Yazı ve konuşmaları nedeniyle hakkında çok sayıda dava açıldı. 1971 yılında, bir yazısında dönemin cumhurbaşkanına hakaret ettiği iddiasıyla mahkûm edildi ve bir süre hapis yattı. Onun dışında açılan davalardan beraat etti. Yazıları daha sonra Millî Gazete (1974), Zaman (1988), Mektup (1988-89), Vahdet (1988-89) gazete ve dergilerinde yer aldı. Büyük ilgi gören Huzur Sokağı romanının ilk cildi, Birleşen Yollar adıyla sinemaya uyarlandı(1970). Filmin başrollerinde Türkân Şoray ve İzzet Günay yer aldı.
“Şule Yüksel Şenler, bu toprağın bağrından çıkmış ve pek çok konuda ilkleri yaşamış, bir "örnek" isim. 60’lı yılların Türkiyesinde toplum bir kadının -genç kızın- başörtülü gazetecilik yaptığına, yurt çapında seri konferanslar verdiğine şahitlik ediyor, başörtülü kadının ilk mahkemesini ve ilk mahkûmiyetini şaşkınlıkla izliyordu. Kâh hüzün ve acıyla, kâh sevinç ve coşkuyla Şule Yüksel şahsında satır satır bir çığır öyküsü yazılıyordu...” (Demet Tezcan)
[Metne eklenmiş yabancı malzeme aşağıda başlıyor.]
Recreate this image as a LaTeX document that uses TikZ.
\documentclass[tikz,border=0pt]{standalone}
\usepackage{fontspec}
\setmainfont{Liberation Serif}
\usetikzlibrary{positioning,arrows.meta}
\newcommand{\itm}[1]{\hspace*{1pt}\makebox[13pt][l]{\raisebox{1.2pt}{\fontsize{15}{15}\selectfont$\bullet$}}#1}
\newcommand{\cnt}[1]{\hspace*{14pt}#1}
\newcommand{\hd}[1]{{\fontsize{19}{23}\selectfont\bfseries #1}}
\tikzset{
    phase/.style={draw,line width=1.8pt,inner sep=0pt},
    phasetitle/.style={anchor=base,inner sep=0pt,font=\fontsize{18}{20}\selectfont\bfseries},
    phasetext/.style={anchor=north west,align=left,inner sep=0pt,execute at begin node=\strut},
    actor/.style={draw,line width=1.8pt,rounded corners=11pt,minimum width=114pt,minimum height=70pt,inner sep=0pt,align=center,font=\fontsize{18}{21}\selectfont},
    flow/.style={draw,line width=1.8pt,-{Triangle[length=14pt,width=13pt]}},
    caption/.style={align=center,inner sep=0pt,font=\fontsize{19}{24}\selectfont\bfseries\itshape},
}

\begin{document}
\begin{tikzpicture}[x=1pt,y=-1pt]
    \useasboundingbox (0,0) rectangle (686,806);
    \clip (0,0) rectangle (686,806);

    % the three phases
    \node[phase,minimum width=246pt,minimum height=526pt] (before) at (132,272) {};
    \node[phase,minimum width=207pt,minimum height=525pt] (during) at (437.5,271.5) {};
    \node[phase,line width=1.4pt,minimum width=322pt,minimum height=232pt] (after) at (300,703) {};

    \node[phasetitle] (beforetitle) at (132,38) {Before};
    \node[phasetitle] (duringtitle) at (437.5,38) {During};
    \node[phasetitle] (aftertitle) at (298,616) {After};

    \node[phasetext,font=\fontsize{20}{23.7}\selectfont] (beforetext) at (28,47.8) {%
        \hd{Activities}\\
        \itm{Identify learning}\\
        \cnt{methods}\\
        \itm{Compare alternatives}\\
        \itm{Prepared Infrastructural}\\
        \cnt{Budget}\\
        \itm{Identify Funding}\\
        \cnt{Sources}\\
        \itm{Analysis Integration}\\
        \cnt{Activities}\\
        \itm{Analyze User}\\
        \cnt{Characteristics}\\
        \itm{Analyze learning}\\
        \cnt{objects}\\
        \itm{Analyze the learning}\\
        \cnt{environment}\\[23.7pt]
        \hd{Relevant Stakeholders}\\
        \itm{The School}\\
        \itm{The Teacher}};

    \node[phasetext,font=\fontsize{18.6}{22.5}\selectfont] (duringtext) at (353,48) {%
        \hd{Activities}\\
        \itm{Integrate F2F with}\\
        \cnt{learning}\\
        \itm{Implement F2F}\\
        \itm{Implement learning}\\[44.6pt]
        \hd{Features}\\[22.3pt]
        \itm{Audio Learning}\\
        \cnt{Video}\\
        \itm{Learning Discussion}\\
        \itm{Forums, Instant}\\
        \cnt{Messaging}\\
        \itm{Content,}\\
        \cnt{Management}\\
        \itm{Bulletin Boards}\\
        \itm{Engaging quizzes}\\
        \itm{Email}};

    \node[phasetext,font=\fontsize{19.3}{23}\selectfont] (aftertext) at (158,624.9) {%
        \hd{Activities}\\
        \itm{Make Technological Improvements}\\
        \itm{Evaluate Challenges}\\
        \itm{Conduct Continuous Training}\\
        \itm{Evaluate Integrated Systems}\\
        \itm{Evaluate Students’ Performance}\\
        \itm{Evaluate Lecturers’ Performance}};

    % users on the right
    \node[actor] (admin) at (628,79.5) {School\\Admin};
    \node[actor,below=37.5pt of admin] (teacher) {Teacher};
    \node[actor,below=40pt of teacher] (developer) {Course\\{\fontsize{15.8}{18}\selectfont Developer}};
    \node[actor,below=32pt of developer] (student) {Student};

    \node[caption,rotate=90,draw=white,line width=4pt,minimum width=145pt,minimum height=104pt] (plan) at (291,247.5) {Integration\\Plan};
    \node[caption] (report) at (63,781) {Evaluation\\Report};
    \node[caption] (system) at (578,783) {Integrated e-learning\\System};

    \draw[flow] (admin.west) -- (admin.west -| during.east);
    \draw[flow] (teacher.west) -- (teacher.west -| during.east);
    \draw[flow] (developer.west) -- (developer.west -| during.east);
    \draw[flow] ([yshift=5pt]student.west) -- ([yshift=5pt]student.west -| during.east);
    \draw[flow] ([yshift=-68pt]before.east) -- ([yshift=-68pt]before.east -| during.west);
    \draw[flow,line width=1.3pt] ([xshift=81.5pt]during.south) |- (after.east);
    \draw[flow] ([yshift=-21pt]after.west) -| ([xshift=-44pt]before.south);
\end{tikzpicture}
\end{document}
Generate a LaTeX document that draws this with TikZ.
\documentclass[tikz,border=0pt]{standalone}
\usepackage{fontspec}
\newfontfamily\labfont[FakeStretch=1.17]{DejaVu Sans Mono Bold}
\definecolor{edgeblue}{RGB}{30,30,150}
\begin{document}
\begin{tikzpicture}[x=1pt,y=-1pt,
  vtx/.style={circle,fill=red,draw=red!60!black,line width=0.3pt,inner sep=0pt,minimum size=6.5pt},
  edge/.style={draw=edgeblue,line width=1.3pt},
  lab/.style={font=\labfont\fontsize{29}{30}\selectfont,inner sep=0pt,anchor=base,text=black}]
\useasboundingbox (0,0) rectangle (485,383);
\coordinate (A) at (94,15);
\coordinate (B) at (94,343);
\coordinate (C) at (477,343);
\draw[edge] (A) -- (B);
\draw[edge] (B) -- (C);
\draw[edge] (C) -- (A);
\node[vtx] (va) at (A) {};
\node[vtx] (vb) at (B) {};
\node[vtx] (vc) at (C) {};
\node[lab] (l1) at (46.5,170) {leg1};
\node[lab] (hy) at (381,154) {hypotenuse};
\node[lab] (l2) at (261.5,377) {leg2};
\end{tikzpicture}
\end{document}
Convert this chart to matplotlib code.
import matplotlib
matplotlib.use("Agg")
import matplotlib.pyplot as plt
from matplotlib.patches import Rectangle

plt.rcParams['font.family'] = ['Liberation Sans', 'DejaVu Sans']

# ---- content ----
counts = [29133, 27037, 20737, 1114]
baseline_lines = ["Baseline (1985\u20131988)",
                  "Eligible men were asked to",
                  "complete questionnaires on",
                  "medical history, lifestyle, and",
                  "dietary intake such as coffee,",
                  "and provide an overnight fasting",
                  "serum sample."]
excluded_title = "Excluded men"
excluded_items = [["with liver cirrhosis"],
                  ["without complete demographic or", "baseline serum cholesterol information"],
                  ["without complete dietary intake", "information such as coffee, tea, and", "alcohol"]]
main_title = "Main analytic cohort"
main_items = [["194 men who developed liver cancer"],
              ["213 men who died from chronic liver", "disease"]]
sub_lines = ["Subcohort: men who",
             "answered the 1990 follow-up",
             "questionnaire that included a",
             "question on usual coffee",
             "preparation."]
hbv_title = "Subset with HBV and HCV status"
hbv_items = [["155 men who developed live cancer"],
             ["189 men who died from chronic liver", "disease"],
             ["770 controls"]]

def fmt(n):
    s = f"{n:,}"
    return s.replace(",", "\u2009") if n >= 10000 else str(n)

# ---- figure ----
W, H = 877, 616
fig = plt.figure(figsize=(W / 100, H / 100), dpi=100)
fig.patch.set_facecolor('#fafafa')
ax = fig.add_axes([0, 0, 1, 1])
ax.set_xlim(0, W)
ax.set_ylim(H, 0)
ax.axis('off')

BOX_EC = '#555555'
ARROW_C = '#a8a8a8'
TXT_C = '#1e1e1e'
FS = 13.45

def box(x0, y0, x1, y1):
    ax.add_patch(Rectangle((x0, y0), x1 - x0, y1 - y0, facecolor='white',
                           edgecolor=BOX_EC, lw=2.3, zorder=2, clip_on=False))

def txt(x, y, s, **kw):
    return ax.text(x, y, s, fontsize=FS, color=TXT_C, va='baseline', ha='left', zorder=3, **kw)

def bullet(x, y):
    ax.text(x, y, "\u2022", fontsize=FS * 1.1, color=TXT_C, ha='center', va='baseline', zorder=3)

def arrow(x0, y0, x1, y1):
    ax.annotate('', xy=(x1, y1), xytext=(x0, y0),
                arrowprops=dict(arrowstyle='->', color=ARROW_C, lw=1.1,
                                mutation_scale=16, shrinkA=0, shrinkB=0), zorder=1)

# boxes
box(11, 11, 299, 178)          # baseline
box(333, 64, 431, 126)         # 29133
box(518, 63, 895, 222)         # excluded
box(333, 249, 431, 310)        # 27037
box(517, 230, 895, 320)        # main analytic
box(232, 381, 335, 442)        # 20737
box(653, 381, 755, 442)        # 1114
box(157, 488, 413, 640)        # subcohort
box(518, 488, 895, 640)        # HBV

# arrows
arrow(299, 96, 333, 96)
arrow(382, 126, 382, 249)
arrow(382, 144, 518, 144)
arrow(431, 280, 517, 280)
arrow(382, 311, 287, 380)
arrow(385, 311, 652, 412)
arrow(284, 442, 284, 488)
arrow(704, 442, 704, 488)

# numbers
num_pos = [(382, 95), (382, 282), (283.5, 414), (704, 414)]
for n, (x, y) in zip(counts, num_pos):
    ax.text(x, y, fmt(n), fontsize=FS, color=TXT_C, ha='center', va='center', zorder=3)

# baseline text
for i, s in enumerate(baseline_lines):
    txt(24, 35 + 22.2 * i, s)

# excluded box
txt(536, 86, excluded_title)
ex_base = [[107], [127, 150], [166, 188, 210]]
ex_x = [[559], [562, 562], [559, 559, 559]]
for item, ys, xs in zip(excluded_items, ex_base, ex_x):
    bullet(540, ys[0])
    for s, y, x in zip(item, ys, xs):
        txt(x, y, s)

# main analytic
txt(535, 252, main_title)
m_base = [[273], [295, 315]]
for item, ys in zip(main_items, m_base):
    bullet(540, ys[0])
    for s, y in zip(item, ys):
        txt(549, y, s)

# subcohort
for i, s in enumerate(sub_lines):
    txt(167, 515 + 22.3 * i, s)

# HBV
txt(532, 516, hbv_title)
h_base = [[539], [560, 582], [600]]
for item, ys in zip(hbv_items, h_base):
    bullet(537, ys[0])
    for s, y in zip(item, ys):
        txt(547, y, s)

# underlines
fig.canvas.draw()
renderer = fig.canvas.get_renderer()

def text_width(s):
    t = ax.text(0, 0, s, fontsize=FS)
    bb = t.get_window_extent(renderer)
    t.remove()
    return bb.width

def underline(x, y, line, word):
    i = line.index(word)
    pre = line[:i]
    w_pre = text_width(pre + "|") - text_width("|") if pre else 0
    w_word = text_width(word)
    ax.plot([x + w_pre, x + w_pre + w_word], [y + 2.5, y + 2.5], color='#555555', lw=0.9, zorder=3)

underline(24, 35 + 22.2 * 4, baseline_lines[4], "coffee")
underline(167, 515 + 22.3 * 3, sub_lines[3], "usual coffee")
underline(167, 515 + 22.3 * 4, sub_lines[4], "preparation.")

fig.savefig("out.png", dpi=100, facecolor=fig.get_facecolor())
ŞULE YÜKSEL ŞENLER'İN ESERLERİ
Hidayet (1969), Gençliğin Izdırabı (1970), Bize Ne Oldu? (1970), Bir Bilinçli Öğretmene (1970), Sağ El (1970), Yılanla Tilki (1970), Huzur Sokağı (2 cilt, 1970, 73), Her Şey İslâm İçin (1974), Duyuşlar (1975), İslâm’da ve Günümüzde Kadın (1975), Uygarlığın Gözyaşları (1990), Kız ve Çiçek (1990).